**WHAT IS REQUIRED:** Single out the lines that include the word "matplotlib". Copy them.

######

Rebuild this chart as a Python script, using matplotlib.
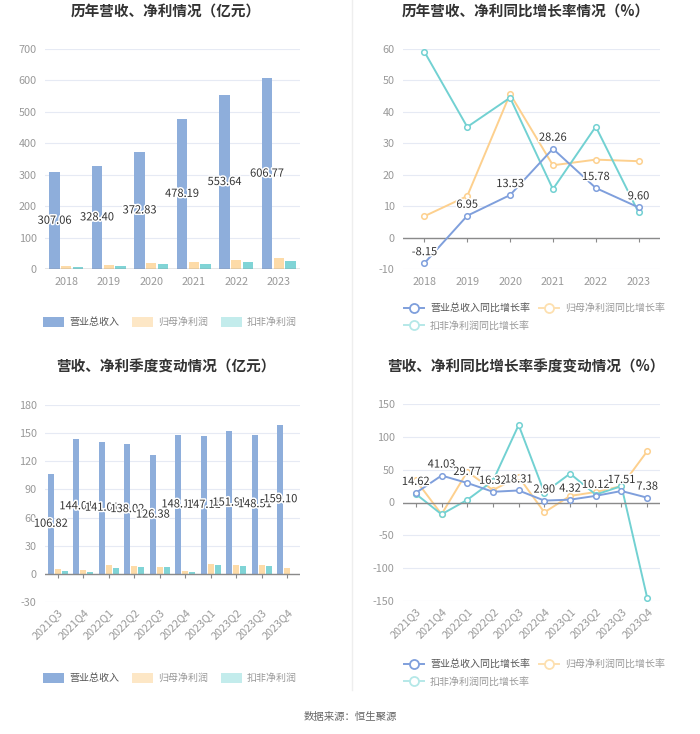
import numpy as np
import matplotlib
matplotlib.use("Agg")
import matplotlib.pyplot as plt
from matplotlib.patches import Patch
from matplotlib.lines import Line2D
import matplotlib.patheffects as pe

plt.rcParams['font.family'] = ['Noto Sans CJK SC', 'DejaVu Sans']
plt.rcParams['axes.unicode_minus'] = False

# ---- data ----
years = ['2018', '2019', '2020', '2021', '2022', '2023']
rev_year = [307.06, 328.40, 372.83, 478.19, 553.64, 606.77]
np_year = [10.9, 12.3, 17.9, 22.0, 27.5, 34.2]
dnp_year = [7.7, 10.4, 15.0, 17.3, 23.4, 25.3]

rev_yoy = [-8.15, 6.95, 13.53, 28.26, 15.78, 9.60]
np_yoy = [6.8, 13.2, 45.7, 23.0, 24.8, 24.3]
dnp_yoy = [59.1, 35.2, 44.5, 15.4, 35.3, 8.0]

quarters = ['2021Q3', '2021Q4', '2022Q1', '2022Q2', '2022Q3', '2022Q4',
            '2023Q1', '2023Q2', '2023Q3', '2023Q4']
rev_q = [106.82, 144.01, 141.01, 138.02, 126.38, 148.11, 147.11, 151.91, 148.51, 159.10]
np_q = [5.0, 4.0, 9.0, 8.2, 7.0, 3.5, 10.0, 9.7, 9.0, 6.6]
dnp_q = [3.2, 2.0, 6.5, 7.5, 6.8, 2.5, 9.6, 8.5, 8.8, -1.5]

rev_q_yoy = [14.62, 41.03, 29.77, 16.32, 18.31, 2.90, 4.32, 10.12, 17.51, 7.38]
np_q_yoy = [34, -18, 47, 19, 39, -15, 10, 16, 25, 78]
dnp_q_yoy = [13, -18, 4, 33, 118, 15, 44, 12, 25, -145]

bar_labels = ['营业总收入', '归母净利润', '扣非净利润']
line_labels = ['营业总收入同比增长率', '归母净利润同比增长率', '扣非净利润同比增长率']

# ---- style ----
W, H = 700, 734
BLUE, ORANGE, TEAL = '#8eaedb', '#fddba8', '#80d4d6'
LBLUE, LORANGE, LTEAL = '#7f9fdc', '#fdd08e', '#72d1d2'
GRID = '#e6eaf4'
TICKC = '#999999'

fig = plt.figure(figsize=(W / 100, H / 100), dpi=100)


def ax_px(left, top, right, bottom):
    return fig.add_axes([left / W, 1 - bottom / H, (right - left) / W, (bottom - top) / H])


def base_axis(ax, ymin, ymax, step, ncat, height_px, rotate=False):
    ax.set_xlim(-0.5, ncat - 0.5)
    ax.set_ylim(ymin, ymax)
    ax.set_yticks(np.arange(ymin, ymax + 0.1, step))
    ax.grid(axis='y', color=GRID, lw=0.8)
    ax.set_axisbelow(True)
    for s in ax.spines.values():
        s.set_visible(False)
    ax.tick_params(axis='both', length=0, colors=TICKC, labelsize=7.8)
    ax.tick_params(axis='y', pad=6)
    ax.axhline(0, color='#8a8a8a', lw=1, zorder=3)
    d = (ymax - ymin) / height_px * 4
    ax.vlines(np.arange(ncat), 0, -d, color='#8a8a8a', lw=0.8, zorder=3)
    ax.set_xticks(np.arange(ncat))
    ax.tick_params(axis='x', pad=4 if rotate else 6)


def rotate_labels(ax):
    for lab in ax.get_xticklabels():
        lab.set_rotation(45)
        lab.set_ha('right')
        lab.set_rotation_mode('anchor')


stroke = [pe.withStroke(linewidth=2.2, foreground='white')]


def bar_panel(ax, cats, rev, npf, dnp, width, off):
    x = np.arange(len(cats))
    ax.bar(x - off, rev, width, color=BLUE, zorder=2)
    ax.bar(x, npf, width, color=ORANGE, zorder=2)
    ax.bar(x + off, dnp, width, color=TEAL, zorder=2)
    for xi, v in zip(x, rev):
        ax.text(xi - off, v / 2, f'{v:.2f}', ha='center', va='center', fontsize=8,
                color='#333333', path_effects=stroke, zorder=5)


def line_panel(ax, cats, a, b, c, height_px, ymin, ymax):
    x = np.arange(len(cats))
    kw = dict(lw=1.4, marker='o', markersize=4, markerfacecolor='white', markeredgewidth=1.1)
    ax.plot(x, b, color=LORANGE, zorder=3, **kw)
    ax.plot(x, c, color=LTEAL, zorder=3, **kw)
    ax.plot(x, a, color=LBLUE, zorder=4, **kw)
    off = (ymax - ymin) / height_px * 11
    for xi, v in zip(x, a):
        ax.text(xi, v + off, f'{v:.2f}', ha='center', va='center', fontsize=8,
                color='#333333', path_effects=stroke, zorder=5)


def bar_legend(y_px, cx_px):
    handles = [Patch(facecolor=BLUE, edgecolor='none'),
               Patch(facecolor='#fde7c6', edgecolor='none'),
               Patch(facecolor='#c3ecec', edgecolor='none')]
    leg = fig.legend(handles, bar_labels, loc='center', ncol=3,
                     bbox_to_anchor=(cx_px / W, 1 - y_px / H), frameon=False,
                     fontsize=7.2, handlelength=2.1, handleheight=1.15,
                     columnspacing=1.3, handletextpad=0.5)
    for i, t in enumerate(leg.get_texts()):
        t.set_color('#555555' if i == 0 else '#999999')


def line_legend(top_px, left_px):
    cols = [LBLUE, '#fde0b0', '#b5e8e8']
    hs = [Line2D([0], [0], color=cc, lw=1.4, marker='o', markersize=6.5,
                 markerfacecolor='white', markeredgewidth=1.3) for cc in cols]
    labs = line_labels
    leg = fig.legend([hs[0], hs[2], hs[1]], [labs[0], labs[2], labs[1]],
                     loc='upper left', ncol=2,
                     bbox_to_anchor=(left_px / W, 1 - top_px / H), frameon=False,
                     fontsize=7.2, handlelength=2.0, columnspacing=0.9,
                     handletextpad=0.6, labelspacing=0.75)
    for t in leg.get_texts():
        t.set_color('#555555' if t.get_text() == labs[0] else '#999999')


def title(x_px, y_px, s):
    fig.text(x_px / W, 1 - y_px / H, s, ha='center', va='center', fontsize=10.5,
             fontweight='bold', color='#333333')


# ---- top left ----
ax1 = ax_px(45, 49, 300, 269)
bar_panel(ax1, years, rev_year, np_year, dnp_year, 0.24, 0.275)
base_axis(ax1, 0, 700, 100, 6, 220)
ax1.set_xticklabels(years)
title(166, 12, '历年营收、净利情况（亿元）')
bar_legend(322, 170)

# ---- top right ----
ax2 = ax_px(403, 49, 660, 269)
line_panel(ax2, years, rev_yoy, np_yoy, dnp_yoy, 220, -10, 60)
base_axis(ax2, -10, 60, 10, 6, 220)
ax2.set_xticklabels(years)
title(526, 12, '历年营收、净利同比增长率情况（%）')
line_legend(294, 395)

# ---- bottom left ----
ax3 = ax_px(45, 405, 300, 602)
bar_panel(ax3, quarters, rev_q, np_q, dnp_q, 0.24, 0.27)
base_axis(ax3, -30, 180, 30, 10, 197, rotate=True)
ax3.set_xticklabels(quarters)
rotate_labels(ax3)
title(166, 367, '营收、净利季度变动情况（亿元）')
bar_legend(678, 170)

# ---- bottom right ----
ax4 = ax_px(403, 404, 660, 601)
line_panel(ax4, quarters, rev_q_yoy, np_q_yoy, dnp_q_yoy, 197, -150, 150)
base_axis(ax4, -150, 150, 50, 10, 197, rotate=True)
ax4.set_xticklabels(quarters)
rotate_labels(ax4)
title(526, 367, '营收、净利同比增长率季度变动情况（%）')
line_legend(650, 395)

# separator and source
fig.add_artist(Line2D([352 / W, 352 / W], [1 - 690 / H, 1.0], color='#eeeeee', lw=1))
fig.text(0.5, 1 - 717 / H, '数据来源：恒生聚源', ha='center', va='center',
         fontsize=7.5, color='#666666')

fig.savefig('out.png', dpi=100)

######

**OUTPUT FOR THIS EXERCISE:**
Rebuild this chart as a Python script, using matplotlib.
import matplotlib
matplotlib.use("Agg")
import matplotlib.pyplot as plt
from matplotlib.patches import Patch
from matplotlib.lines import Line2D
import matplotlib.patheffects as pe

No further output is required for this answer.